## Set problem:
Give back exactly the lines from the beginning of the listing below to the line holding "small else 17)", both ends included; the pictures stay out.

## Information supplied:
-.-.-
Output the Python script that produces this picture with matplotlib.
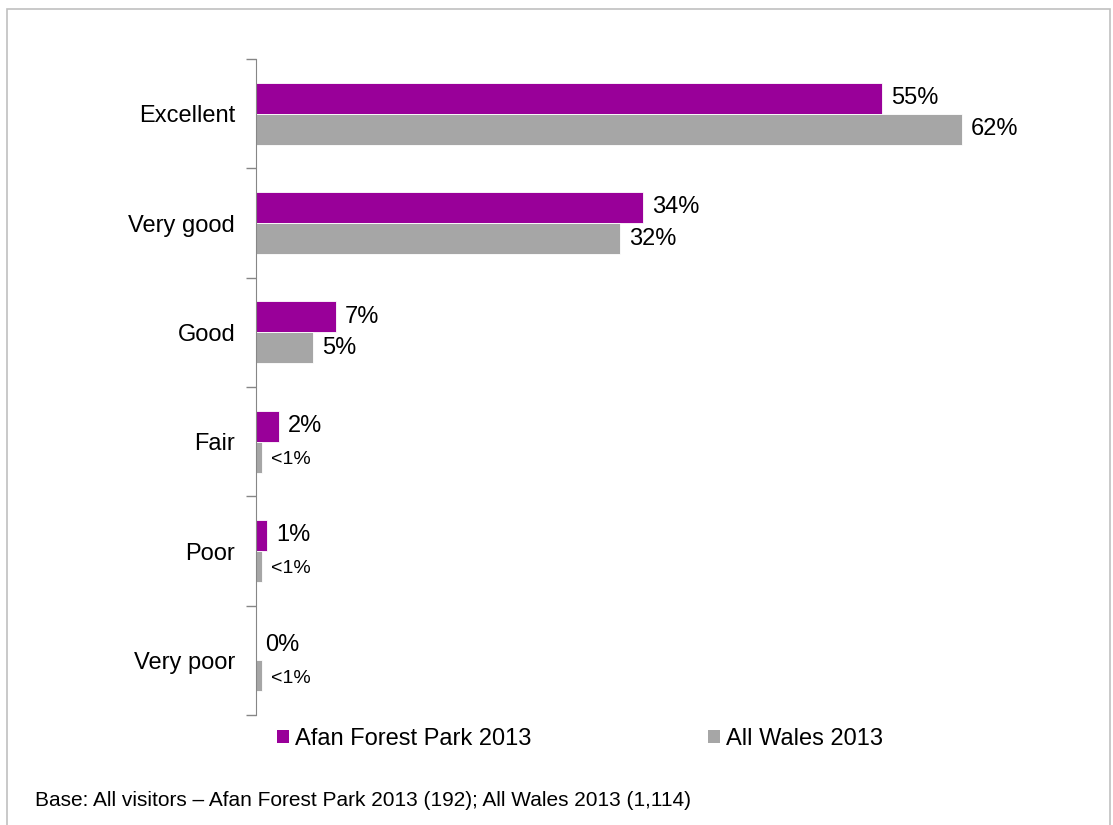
import matplotlib.pyplot as plt
from matplotlib.patches import Patch, Rectangle

plt.rcParams['font.family'] = ['Liberation Sans', 'DejaVu Sans']

categories = ["Excellent", "Very good", "Good", "Fair", "Poor", "Very poor"]
afan = [55, 34, 7, 2, 1, 0]
wales = [62, 32, 5, 0.5, 0.5, 0.5]
afan_labels = ["55%", "34%", "7%", "2%", "1%", "0%"]
wales_labels = ["62%", "32%", "5%", "<1%", "<1%", "<1%"]
series_names = ["Afan Forest Park 2013", "All Wales 2013"]

purple = "#990099"
grey = "#a6a6a6"

fig = plt.figure(figsize=(11.13, 8.25), dpi=100)
W, H = 1113, 825
ax = fig.add_axes([256 / W, 1 - 715 / H, (1100 - 256) / W, (715 - 59) / H])

# outer frame (bottom edge falls off the image, as in the original)
fig.patches.append(Rectangle((7 / W, 1 - 835 / H), (1110 - 7) / W, (835 - 9) / H,
                             transform=fig.transFigure, fill=False,
                             edgecolor="#c0c0c0", linewidth=1.2))

y = list(range(len(categories)))
h = 0.285
ax.barh([i - h / 2 for i in y], afan, height=h, color=purple, edgecolor="white", linewidth=0.6)
ax.barh([i + h / 2 for i in y], wales, height=h, color=grey, edgecolor="white", linewidth=0.6)

ax.set_xlim(0, (1100 - 256) / 11.39)
ax.set_ylim(len(categories) - 0.5, -0.5)

off = 9 / 11.39
for i in y:
    ax.text(afan[i] + off, i - h / 2, afan_labels[i], va="center", ha="left", fontsize=17)
    small = wales_labels[i].startswith("<")
    ax.text(wales[i] + off, i + h / 2 + (0.02 if small else 0), wales_labels[i], va="center",
            ha="left", fontsize=14 if small else 17)

ax.set_yticks(y)
ax.set_yticklabels(categories, fontsize=17)
ax.set_yticks([i - 0.5 for i in range(len(categories) + 1)], minor=True)
ax.tick_params(axis="y", which="major", length=0, pad=15)
ax.tick_params(axis="y", which="minor", length=7, color="#868686", width=1)
ax.set_xticks([])
for s in ["top", "right", "bottom"]:
    ax.spines[s].set_visible(False)
ax.spines["left"].set_color("#868686")

handles = [Patch(facecolor=purple), Patch(facecolor=grey)]
fig.legend(handles, series_names, loc="center left", bbox_to_anchor=(277 / W, 1 - 739 / H),
           ncol=2, frameon=False, fontsize=17, handlelength=0.5, handleheight=0.5,
           handletextpad=0.25, columnspacing=7.5, borderpad=0, borderaxespad=0)

fig.text(35 / W, 1 - 800 / H,
         "Base: All visitors \u2013 Afan Forest Park 2013 (192); All Wales 2013 (1,114)",
         fontsize=15, va="center", ha="left")

fig.savefig("out.png", dpi=100)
-.-.-
## Exercise result:
Output the Python script that produces this picture with matplotlib.
import matplotlib.pyplot as plt
from matplotlib.patches import Patch, Rectangle

plt.rcParams['font.family'] = ['Liberation Sans', 'DejaVu Sans']

categories = ["Excellent", "Very good", "Good", "Fair", "Poor", "Very poor"]
afan = [55, 34, 7, 2, 1, 0]
wales = [62, 32, 5, 0.5, 0.5, 0.5]
afan_labels = ["55%", "34%", "7%", "2%", "1%", "0%"]
wales_labels = ["62%", "32%", "5%", "<1%", "<1%", "<1%"]
series_names = ["Afan Forest Park 2013", "All Wales 2013"]

purple = "#990099"
grey = "#a6a6a6"

fig = plt.figure(figsize=(11.13, 8.25), dpi=100)
W, H = 1113, 825
ax = fig.add_axes([256 / W, 1 - 715 / H, (1100 - 256) / W, (715 - 59) / H])

# outer frame (bottom edge falls off the image, as in the original)
fig.patches.append(Rectangle((7 / W, 1 - 835 / H), (1110 - 7) / W, (835 - 9) / H,
                             transform=fig.transFigure, fill=False,
                             edgecolor="#c0c0c0", linewidth=1.2))

y = list(range(len(categories)))
h = 0.285
ax.barh([i - h / 2 for i in y], afan, height=h, color=purple, edgecolor="white", linewidth=0.6)
ax.barh([i + h / 2 for i in y], wales, height=h, color=grey, edgecolor="white", linewidth=0.6)

ax.set_xlim(0, (1100 - 256) / 11.39)
ax.set_ylim(len(categories) - 0.5, -0.5)

off = 9 / 11.39
for i in y:
    ax.text(afan[i] + off, i - h / 2, afan_labels[i], va="center", ha="left", fontsize=17)
    small = wales_labels[i].startswith("<")
    ax.text(wales[i] + off, i + h / 2 + (0.02 if small else 0), wales_labels[i], va="center",
            ha="left", fontsize=14 if small else 17)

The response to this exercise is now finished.